Iga Swiatek fails to move past round of 16 again
Swiatek had been on a 20-match hard court winning streak until eventual runner-up, Beatriz Haddad Maia ended it at last week's Canadian Open.
Haddad Maia's stunning victory also snapeed Swiatek's 23-match winning streak at 1000-level events, following titles at Doha, Indian Wells, Miami and Rome for the World No.1.
Against Keys in Cincinnati, Swiatek dropped the first set and lost the first five games of the second before rallying to win four straight games.
The Pole then fought off one match point before Keys clinched victory with a forehand winner to the ad court off a shot that clipped the net.
Thursday's win was the 24th-ranked Keys' first in six matches against a top-ranked opponent.

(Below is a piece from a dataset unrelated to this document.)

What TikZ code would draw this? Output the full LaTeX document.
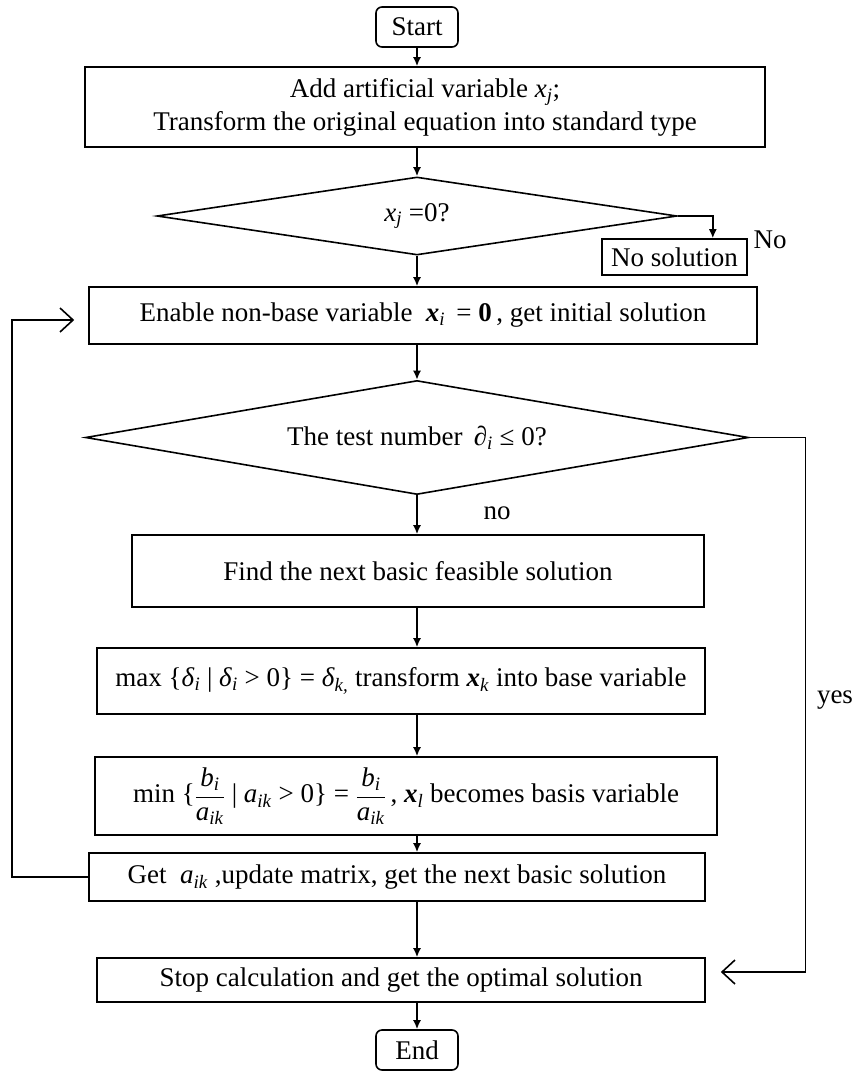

She had never won a set against a No.1.
Swiatek won her first two matches against Keys, including 6-1 6-0 earlier this year at Indian Wells.
"She beat me pretty badly the last time we played, so I was happy to get the win," said Keys in an on-court interview.
Two-time Wimbledon champion Petra Kvitova also advanced to the quarter-finals with a 6-1 4-6 6-0 win over Wimbledon finalist, fifth seed Ons Jabeur.